Yesterday was a good day for the climate movement, as over 300,000 people—according to the event’s organizers—descended on Manhattan for the biggest climate change march in history. The record-breaking turnout was a powerful sign that climate change is gaining traction in mainstream consciousness.
But even as the marchers were marching, new science was released that underscores how just how little time the world has left to break its addiction to fossil fuels.

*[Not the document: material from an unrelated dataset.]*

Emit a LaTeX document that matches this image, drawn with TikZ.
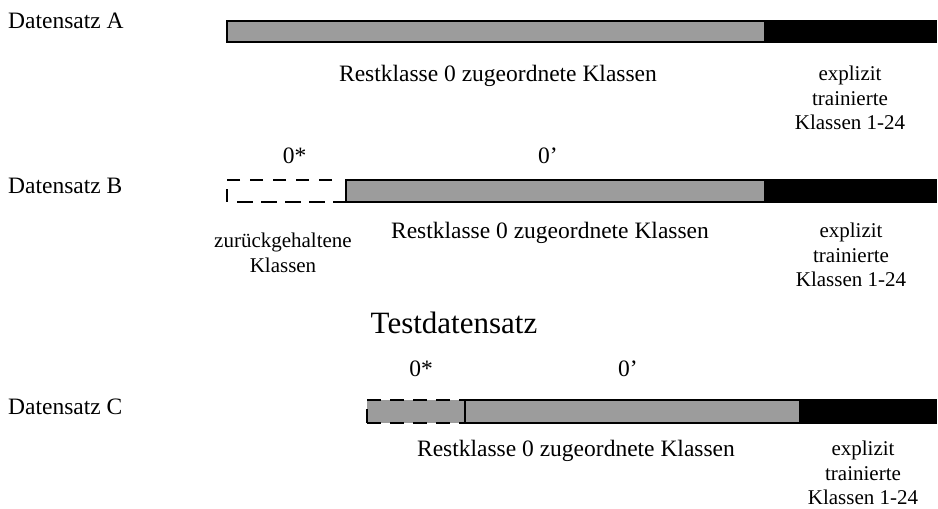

Global carbon emissions are the highest they’ve ever been, and are on the rise, according to a new climate study published in Nature Geoscience over the weekend.
The study totaled global carbon emissions from fossil fuel combustion and cement production—which together account for over 90 percent of total emissions—and found that they rose 2.3 percent in 2013 to their highest level ever recorded, approximately 36.1 metric gigatons.
Emissions have been on the rise for decades, setting a new record almost every year. The rate of emissions growth has increased since the 1990s—when it was 1 percent per year—to the last decade, when the average annual growth rate has been around 3 percent. The rate of growth in 2013 was actually slower than in 2012, the study found, reflecting energy efficiency improvements in the US and Europe that have reduced the amount of carbon emitted per unit of GDP. But that obscures increasing rates of growth in emissions from China and India. Globally, greenhouse gas emissions are still on pace to trigger what scientists say could be a catastrophic amount of warming, said Pierre Friedlingstein of the University of Exeter, the study’s lead author.
“China will be twice as much in 10 years,” Friedlingstein said. “We need to change the trend. There’s a need to reduce emissions in every country.”
Which brings us to the really unsettling part of this report—its attempt to pin down exactly how long we have to make that happen. Climate scientists often talk about a carbon “budget,” which is the total cumulative emissions that will lead to a specified level of global warming. To have a better-than-even chance to stay within a 3.6 degree Fahrenheit increase over 1990s temperatures, the international standard for a reasonably safe level of warming, our global carbon budget is 3,200 gigatons. Since the Industrial Revolution, we’ve used up about two-thirds of that. On our current path, the study finds, we’ll use up the rest in just the next 30 years.
In other words, if the emissions trend isn’t reversed before 2045, we would have to drop immediately to zero carbon emissions on the first day of 2046. Since an instantaneous gearshift like that is obviously impossible, there’s a need to bring emissions under control in the short term. That way we can stretch the “budget” for many more years and not face a choice between catastrophic climate change or a plunge into the Dark Ages.
We’ll get an updated sense of how serious world leaders are about that goal at tomorrow’s United Nations climate summit, which is meant as a curtain-raiser for major international climate negotiations next year in Paris.